What is a book for a boy? What do boys like? To answer that, we have to address the idea of what is a boy? I guess what worries me is when those answers get too restrictive, too limited, when publishing for boys does a disservice to what boyness is all about, in all its sprawling, messy glory.

“Oh, here comes a boy. Do I have a book for you!

More Backstory: Writing Spider

Teachers often ask about “the writing process.” That’s an uncomfortable thing for me, since it seems fertile ground for pretentiousness. But to answer the question honestly, “my” writing process is the only one I can speak about with any author/ity. I can’t really talk about IT without dragging MYSELF into it. So apologies in advance if I come off as just another self-absorbed, belly-gazing ninny. I’m not, really. Honest. I mean it!

So in the interest of discussing “the” writing process, I have to talk about my own. When I began Along Came Spider, I started by sitting in on a fifth-grade classroom (previously discussed here). At one point, after a few months, I tried a different classroom of fourth-graders taught by Mary Martin at Glenmont Elementary. Now one of the things I love to do is look at everything hanging on the walls. I copy a lot of it down, word for word. One of the posters I found, evidently penned (markered?) by Mary, was this:

CREATING SOME SMILES

Say Something Nice to Someone

You look nice * Hello! * Thanks for your help * Way to go! * Nice day, isn’t it? * A-OK * Bravo! * Well done * You are awesome * Keep up the good work * Remarkable * You rock * I know you can do it * How are you? * Super * You’re the best * Cool!

Somewhere along the line I combined that poster with a specific character and a specific event. The character was Trey Cooper, a boy who struggled with social cues. I imagined what he might make of such a poster, how he might interpret it, find it helpful, or possibly confusing.
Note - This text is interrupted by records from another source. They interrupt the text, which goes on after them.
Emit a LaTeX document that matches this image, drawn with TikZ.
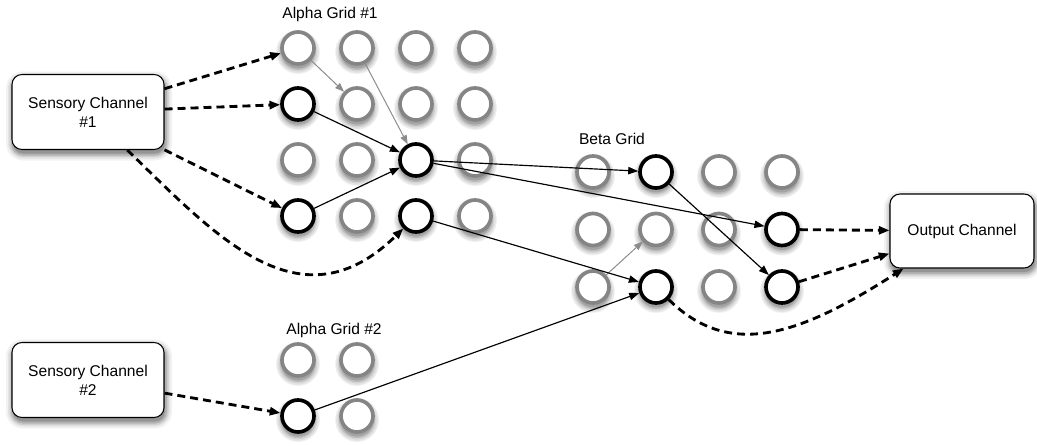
\documentclass[tikz,border=0pt]{standalone}
\usepackage{fontspec}
\setmainfont{Liberation Sans}
\usetikzlibrary{arrows.meta}

\begin{document}
\begin{tikzpicture}[x=0.03cm,y=0.03cm]
\tikzset{
  channel/.style={rectangle,rounded corners=0.3cm,draw=black,fill=white,line width=0.9pt,text centered,align=center,font=\fontsize{13.3}{16.2}\selectfont,minimum width=4.56cm,minimum height=2.25cm},
  gridlabel/.style={text centered,font=\fontsize{13.3}{16.2}\selectfont},
  idle/.style={circle,draw=black!48,fill=white,line width=0.11cm,minimum size=0.96cm,inner sep=0pt},
  fired/.style={idle,draw=black},
  link/.style={-{Triangle[length=0.3cm,width=0.22cm]},line width=0.035cm,draw=black},
  weak/.style={-{Triangle[length=0.27cm,width=0.2cm]},line width=0.03cm,draw=black!45},
  feed/.style={-{Triangle[length=0.32cm,width=0.24cm]},line width=0.085cm,dash pattern=on 0.24cm off 0.15cm,draw=black},
  halo/.style={fill=black!#1,draw=none},
}
\useasboundingbox (0,-445) rectangle (1037,0);
%
% shade under the channel boxes
\foreach \x/\y/\w/\h in {88/-112/152/75,88/-380/152/75,962/-231/144/74}
  \foreach \g/\d in {5/7,11/5,19/3.5,30/2,42/0}
    \fill[halo=\g,rounded corners=0.3cm+\d*0.03cm]
      ({\x-\w/2+1-\d},{\y-\h/2-4-\d}) rectangle ({\x+\w/2+1+\d},{\y+\h/2-4+\d});
%
\node[channel] (sense1) at (88,-112) {Sensory Channel\\\#1};
\node[channel] (sense2) at (88,-380) {Sensory Channel\\\#2};
\node[channel,minimum width=4.32cm,minimum height=2.22cm] (output) at (962,-231) {Output Channel};
%
\node[gridlabel] (alphaonelabel) at (330,-14) {Alpha Grid \#1};
\node[gridlabel] (betalabel) at (612,-139) {Beta Grid};
\node[gridlabel] (alphatwolabel) at (334,-330) {Alpha Grid \#2};
%
% shade under every grid cell
\foreach \x/\y in {298/-48,357/-48,416/-48,475/-48,298/-104,357/-104,416/-104,475/-104,
                   298/-160,357/-160,416/-160,475/-160,298/-216,357/-216,416/-216,475/-216,
                   593/-172,656/-172,719/-172,782/-172,593/-229.5,656/-229.5,719/-229.5,782/-229.5,
                   593/-287,656/-287,719/-287,782/-287,298/-360,357/-360,298/-416,357/-416}
  \foreach \g/\rad in {5/22,10/21,17/19.5,26/18,36/16.5}
    \fill[halo=\g] (\x,\y-4) circle (\rad);
%
% alpha grid #1
\foreach \r/\c in {1/1,1/2,1/3,1/4,2/2,2/3,2/4,3/1,3/2,3/4,4/2,4/4}
  \node[idle] (a-\r-\c) at ({298+59*(\c-1)},{-48-56*(\r-1)}) {};
\foreach \r/\c in {2/1,3/3,4/1,4/3}
  \node[fired] (a-\r-\c) at ({298+59*(\c-1)},{-48-56*(\r-1)}) {};
% beta grid
\foreach \r/\c in {1/1,1/3,1/4,2/1,2/2,2/3,3/1,3/3}
  \node[idle] (beta-\r-\c) at ({593+63*(\c-1)},{-172-57.5*(\r-1)}) {};
\foreach \r/\c in {1/2,2/4,3/2,3/4}
  \node[fired] (beta-\r-\c) at ({593+63*(\c-1)},{-172-57.5*(\r-1)}) {};
% alpha grid #2
\foreach \r/\c in {1/1,1/2,2/2}
  \node[idle] (b-\r-\c) at ({298+59*(\c-1)},{-360-56*(\r-1)}) {};
\node[fired] (b-2-1) at (298,-416) {};
%
\draw[feed] (sense1) -- (a-1-1);
\draw[feed] (sense1) -- (a-2-1);
\draw[feed] (sense1) -- (a-4-1);
\draw[feed] (sense1) .. controls (215,-235) and (300,-330) .. (a-4-3);
\draw[feed] (sense2) -- (b-2-1);
%
\draw[weak] (a-1-1) -- (a-2-2);
\draw[weak] (a-1-2) -- (a-3-3);
\draw[weak] (beta-3-1) -- (beta-2-2);
%
\draw[link] (a-2-1) -- (a-3-3);
\draw[link] (a-4-1) -- (a-3-3);
\draw[link] (a-3-3) -- (beta-1-2);
\draw[link] (a-3-3) -- (beta-2-4);
\draw[link] (a-4-3) -- (beta-3-2);
\draw[link] (b-2-1) -- (beta-3-2);
\draw[link] (beta-1-2) -- (beta-3-4);
%
\draw[feed] (beta-2-4) -- (output);
\draw[feed] (beta-3-4) -- (output);
\draw[feed] (beta-3-2) .. controls (730,-360) and (800,-335) .. (output);
\end{tikzpicture}
\end{document}
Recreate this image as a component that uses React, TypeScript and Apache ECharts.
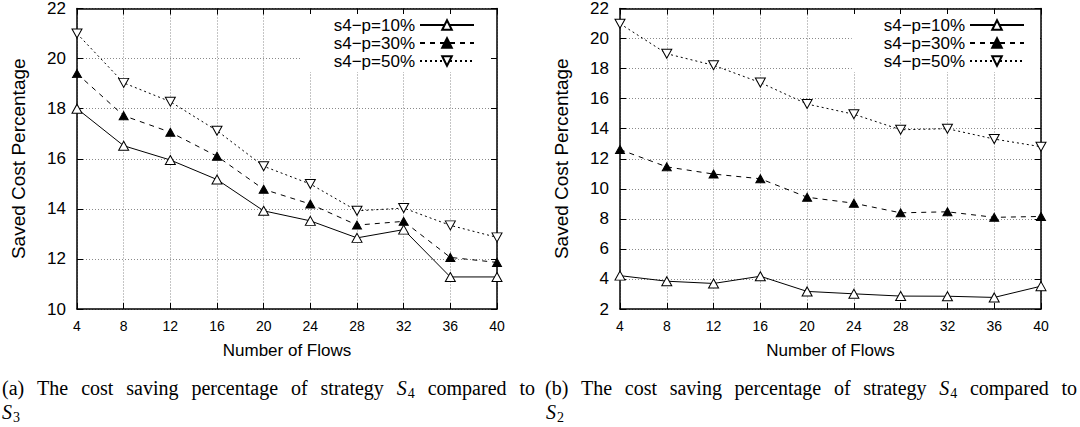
import React, { useEffect, useRef } from "react";
import * as echarts from "echarts";

const flows = [4, 8, 12, 16, 20, 24, 28, 32, 36, 40];
const seriesNames = ["s4\u2212p=10%", "s4\u2212p=30%", "s4\u2212p=50%"];

// (a) compared to S3
const leftP10 = [18.0, 16.52, 15.95, 15.17, 13.92, 13.52, 12.84, 13.17, 11.28, 11.28];
const leftP30 = [19.4, 17.72, 17.06, 16.1, 14.78, 14.19, 13.35, 13.5, 12.06, 11.86];
const leftP50 = [21.0, 19.03, 18.28, 17.12, 15.7, 14.99, 13.92, 14.03, 13.34, 12.86];
// (b) compared to S2
const rightP10 = [4.22, 3.85, 3.7, 4.18, 3.17, 3.01, 2.86, 2.85, 2.77, 3.52];
const rightP30 = [12.61, 11.46, 10.98, 10.67, 9.44, 9.04, 8.4, 8.47, 8.1, 8.16];
const rightP50 = [20.99, 18.99, 18.22, 17.07, 15.64, 14.96, 13.93, 14.0, 13.31, 12.8];

const xRange = { min: 4, max: 40, interval: 4 };
const leftYRange = { min: 10, max: 22, interval: 2 };
const rightYRange = { min: 2, max: 22, interval: 2 };

const xName = "Number of Flows";
const yName = "Saved Cost Percentage";
const captionA = ["(a)", "The", "cost", "saving", "percentage", "of", "strategy", "S|4", "compared", "to"];
const captionA2 = "S|3";
const captionB = ["(b)", "The", "cost", "saving", "percentage", "of", "strategy", "S|4", "compared", "to"];
const captionB2 = "S|2";

const SANS = "Liberation Sans, Arial, Helvetica, sans-serif";
const SERIF = "Liberation Serif, Times New Roman, serif";

const CAP_SIZE = 20;
const SUB_SIZE = 14;

let ctx: CanvasRenderingContext2D | null = null;
function measure(text: string, font: string): number {
  if (!ctx) ctx = document.createElement("canvas").getContext("2d");
  if (!ctx) return text.length * 8;
  ctx.font = font;
  return ctx.measureText(text).width;
}

function wordWidth(w: string): number {
  if (w.includes("|")) {
    const [a, b] = w.split("|");
    return (
      measure(a, `italic ${CAP_SIZE}px ${SERIF}`) + 1 + measure(b, `${SUB_SIZE}px ${SERIF}`)
    );
  }
  return measure(w, `${CAP_SIZE}px ${SERIF}`);
}

function wordElems(w: string, x: number, y: number): any[] {
  if (w.includes("|")) {
    const [a, b] = w.split("|");
    const wa = measure(a, `italic ${CAP_SIZE}px ${SERIF}`);
    return [
      {
        type: "text",
        x,
        y,
        style: {
          text: a,
          fontFamily: SERIF,
          fontSize: CAP_SIZE,
          fontStyle: "italic",
          fill: "#000",
          align: "left",
          verticalAlign: "middle",
        },
      },
      {
        type: "text",
        x: x + wa + 1,
        y: y + 5,
        style: {
          text: b,
          fontFamily: SERIF,
          fontSize: SUB_SIZE,
          fill: "#000",
          align: "left",
          verticalAlign: "middle",
        },
      },
    ];
  }
  return [
    {
      type: "text",
      x,
      y,
      style: {
        text: w,
        fontFamily: SERIF,
        fontSize: CAP_SIZE,
        fill: "#000",
        align: "left",
        verticalAlign: "middle",
      },
    },
  ];
}

function justified(words: string[], x0: number, x1: number, y: number): any[] {
  const widths = words.map(wordWidth);
  const total = widths.reduce((s, v) => s + v, 0);
  const gap = Math.max(4, (x1 - x0 - total) / (words.length - 1));
  const out: any[] = [];
  let x = x0;
  words.forEach((w, i) => {
    out.push(...wordElems(w, x, y));
    x += widths[i] + gap;
  });
  return out;
}

const gridLine = { show: true, lineStyle: { color: "#8a8a8a", width: 1, type: [1, 2] } };
const frameLine = { show: true, lineStyle: { color: "#000", width: 1.5 } };
const innerTick = { show: true, inside: true, length: 6, lineStyle: { color: "#000", width: 1 } };

function makeSeries(name: string, data: number[], idx: number, gridIdx: number): any {
  const common: any = {
    type: "line",
    name,
    xAxisIndex: gridIdx * 2,
    yAxisIndex: gridIdx * 2,
    data: flows.map((f, i) => [f, data[i]]),
    color: "#000",
    symbol: "triangle",
    showSymbol: true,
    z: 3,
  };
  if (idx === 0) {
    return {
      ...common,
      symbolSize: [10, 9],
      itemStyle: { color: "#fff", borderColor: "#000", borderWidth: 1 },
      lineStyle: { color: "#000", width: 1, type: "solid" },
    };
  }
  if (idx === 1) {
    return {
      ...common,
      symbolSize: [9, 8],
      itemStyle: { color: "#000", borderColor: "#000", borderWidth: 1 },
      lineStyle: { color: "#000", width: 1, type: [5, 5] },
    };
  }
  return {
    ...common,
    symbolSize: [10, 9],
    symbolRotate: 180,
    itemStyle: { color: "#fff", borderColor: "#000", borderWidth: 1 },
    lineStyle: { color: "#000", width: 1, type: [2, 3] },
  };
}

function xAxes(gridIndex: number): any[] {
  return [
    {
      type: "value",
      gridIndex,
      position: "bottom",
      ...xRange,
      axisLine: frameLine,
      axisTick: innerTick,
      axisLabel: { fontFamily: SANS, fontSize: 14, color: "#000", margin: 10 },
      splitLine: gridLine,
      name: xName,
      nameLocation: "middle",
      nameGap: 33,
      nameTextStyle: { fontFamily: SANS, fontSize: 17, color: "#000" },
    },
    {
      type: "value",
      gridIndex,
      position: "top",
      ...xRange,
      axisLine: frameLine,
      axisTick: innerTick,
      axisLabel: { show: false },
      splitLine: { show: false },
    },
  ];
}

function yAxes(gridIndex: number, range: any): any[] {
  return [
    {
      type: "value",
      gridIndex,
      position: "left",
      ...range,
      axisLine: frameLine,
      axisTick: innerTick,
      axisLabel: { fontFamily: SANS, fontSize: 17, color: "#000", margin: 11 },
      splitLine: gridLine,
      name: yName,
      nameLocation: "middle",
      nameGap: 49,
      nameRotate: 90,
      nameTextStyle: { fontFamily: SANS, fontSize: 19, color: "#000" },
    },
    {
      type: "value",
      gridIndex,
      position: "right",
      ...range,
      axisLine: frameLine,
      axisTick: innerTick,
      axisLabel: { show: false },
      splitLine: { show: false },
    },
  ];
}

function legendAt(right: number): any {
  return {
    orient: "vertical",
    right,
    top: 14,
    align: "right",
    itemWidth: 54,
    itemHeight: 12,
    itemGap: 0,
    selectedMode: false,
    backgroundColor: "#fff",
    padding: [2, 15, 2, 32],
    textStyle: { fontFamily: SANS, fontSize: 17, color: "#000", lineHeight: 18 },
    data: seriesNames,
    z: 5,
  };
}

export default function App() {
  const ref = useRef<HTMLDivElement>(null);
  useEffect(() => {
    document.body.style.margin = "0";
    if (!ref.current) return;
    const chart = echarts.init(ref.current, undefined, { renderer: "svg" });
    const graphics: any[] = [
      ...justified(captionA, 2, 535, 388),
      ...wordElems(captionA2, 2, 412),
      ...justified(captionB, 545, 1077, 388),
      ...wordElems(captionB2, 546, 412),
    ];
    chart.setOption({
      animation: false,
      backgroundColor: "#fff",
      grid: [
        { left: 77, right: 1080 - 497, top: 6, bottom: 427 - 309, containLabel: false },
        { left: 620, right: 1080 - 1041, top: 6, bottom: 427 - 309, containLabel: false },
      ],
      xAxis: [...xAxes(0), ...xAxes(1)],
      yAxis: [...yAxes(0, leftYRange), ...yAxes(1, rightYRange)],
      legend: [legendAt(1080 - 490), legendAt(1080 - 1040)],
      series: [
        makeSeries(seriesNames[0], leftP10, 0, 0),
        makeSeries(seriesNames[1], leftP30, 1, 0),
        makeSeries(seriesNames[2], leftP50, 2, 0),
        makeSeries(seriesNames[0], rightP10, 0, 1),
        makeSeries(seriesNames[1], rightP30, 1, 1),
        makeSeries(seriesNames[2], rightP50, 2, 1),
      ],
      graphic: graphics,
    });
    return () => chart.dispose();
  }, []);
  return <div ref={ref} style={{ width: 1080, height: 427 }} />;
}
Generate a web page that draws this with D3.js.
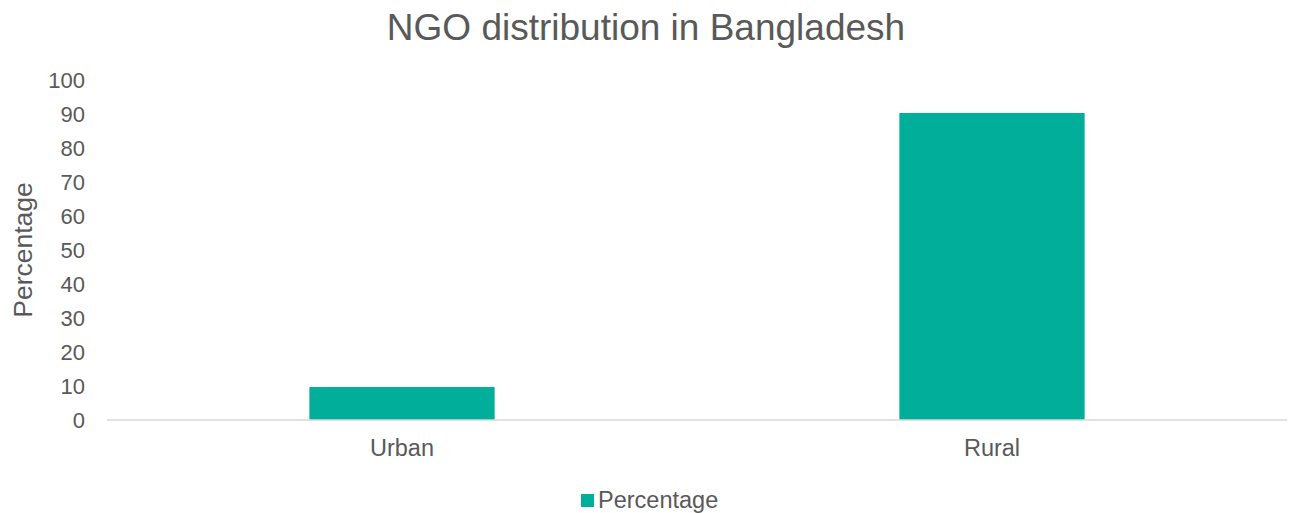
<!DOCTYPE html>
<html><head><meta charset="utf-8">
<script src="https://cdn.jsdelivr.net/npm/d3@7"></script>
<style>body{margin:0;background:#fff}svg{display:block}text{font-family:"Liberation Sans",Arial,sans-serif;fill:#595959}</style>
</head><body><svg id="c" width="1291" height="513"></svg>
<script>
const categories = ["Urban", "Rural"];
const values = [9.7, 90.3];
const yTicks = [0,10,20,30,40,50,60,70,80,90,100];
const seriesName = "Percentage";
const title = "NGO distribution in Bangladesh";
const yTitle = "Percentage";

(function(){
const svg = d3.select("#c");
const color = "#00AE9A";
const mL = 107, mR = 1287, mT = 80, mB = 420;
const x = d3.scaleBand().domain(categories).range([mL, mR]).padding(0);
const y = d3.scaleLinear().domain([0, 100]).range([mB, mT]);
const barW = x.bandwidth() * 0.314;

svg.append("text").attr("x", 646).attr("y", 40).attr("text-anchor", "middle")
  .style("font-size", "37px").text(title);

svg.append("g").selectAll("text").data(yTicks).join("text")
  .attr("x", 85).attr("y", d => y(d)).attr("dy", "0.35em").attr("text-anchor", "end")
  .style("font-size", "22px").text(d => d);

svg.append("text").attr("transform", `translate(32,${(mT+mB)/2}) rotate(-90)`)
  .attr("text-anchor", "middle").style("font-size", "26.5px").text(yTitle);

svg.append("g").selectAll("rect").data(values).join("rect")
  .attr("x", (d, i) => x(categories[i]) + x.bandwidth()/2 - barW/2)
  .attr("width", barW)
  .attr("y", d => y(d)).attr("height", d => y(0) - y(d))
  .attr("fill", color);

svg.append("line").attr("x1", mL).attr("x2", mR).attr("y1", y(0)).attr("y2", y(0))
  .attr("stroke", "#d9d9d9").attr("stroke-width", 1.5);

svg.append("g").selectAll("text").data(categories).join("text")
  .attr("x", d => x(d) + x.bandwidth()/2).attr("y", 456).attr("text-anchor", "middle")
  .style("font-size", "23.5px").text(d => d);

const lg = svg.append("g");
lg.append("rect").attr("x", 581).attr("y", 494).attr("width", 13).attr("height", 13).attr("fill", color);
lg.append("text").attr("x", 598).attr("y", 508).style("font-size", "23.5px").text(seriesName);
})();
</script></body></html>
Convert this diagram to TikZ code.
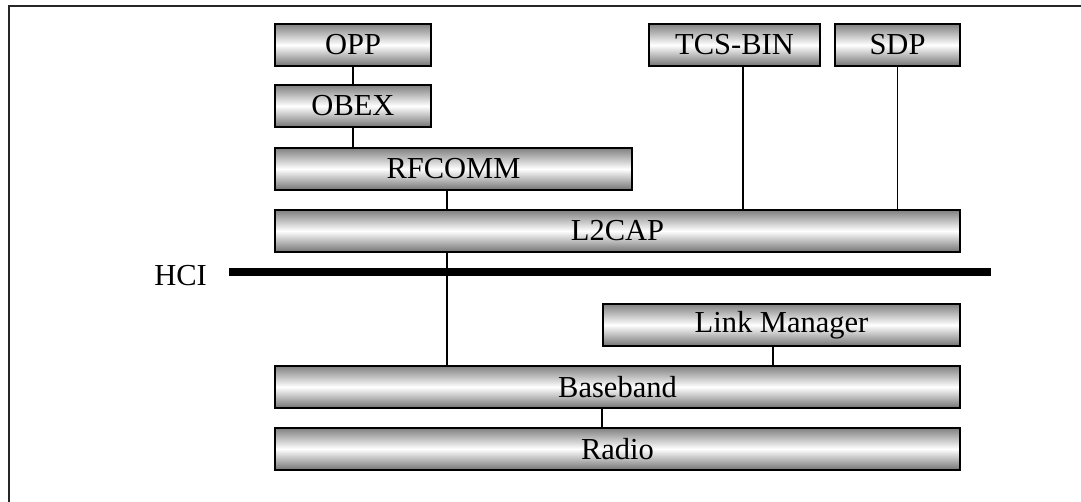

Then I remembered a moment in Chris Porter’s classroom, something I had scribbled about in my notebook weeks previously. This is exactly what I wrote on 2/2/07 while in that classroom, here in it’s crude form, lifted from a spiral notebook:

Here’s Ms. Porter getting the class’s attention for a social studies lesson. She’s explaining something when — whirrrrr — you can see the eyes spin in her head like the wheels of a slot machine. She stops and looks, there’s Lee , sharpening a pencil. Ms. Porter had a rule about that, and it made her crazy when it was broken. She gave her students a lot of freedom — they were fifth-graders after all, the crowned kings and queens of Erstwhile Elementary, and, in turn, Ms. Porter expected her students to behave maturely, to act further along the evolutionary spectrum than the chimpanzees they sometimes resembled.

Of course, none of that survived even the first draft of the book — except for the basic dynamic of the scene. Here’s how that scene actually concludes in the final version, Chapter Two, pp. 14-15. Note that I moved the point-of-view closer to the character (now named Trey, not Lee), and away from the adult teacher’s perspective:

Mrs. Wine was looking intently at him, hands on her hips, lips tight, like she was sucking on a Sour Patch Kid. The tips of her ears had gone bright red. Three rhyming words — hips, lips, and tips — all signaled Mrs. Wine’s unhappiness. Trey was getting better at figuring these things out. Hips, lips, tips. Hips, lips, tips.

“Are you finished?” she asked.

Trey thought for a moment, considering Mrs. Wine’s question. He decided that it was a trick question, one that he had better not answer (since, of course — obviously! — he was not finished, nowhere close, for he still had seven pencils to go). At the same time, she expected a response of some kind. Mrs. Wine stood looking at him, that sour expression still on her face, waiting for something.

Thinking of the poster, Trey blurted, “A-OK!”

“Excuse me?”

“Super!” Trey exclaimed, beaming.

“Please take your seat, Trey. We’ll discuss this later.”

“Mrs. Wine,” Trey answered, “you are awesome . . . and you rock!”

Strange, Trey thought as he made his way back to his seat. Mrs. Wine didn’t smile back.

Something must be wrong with that poster.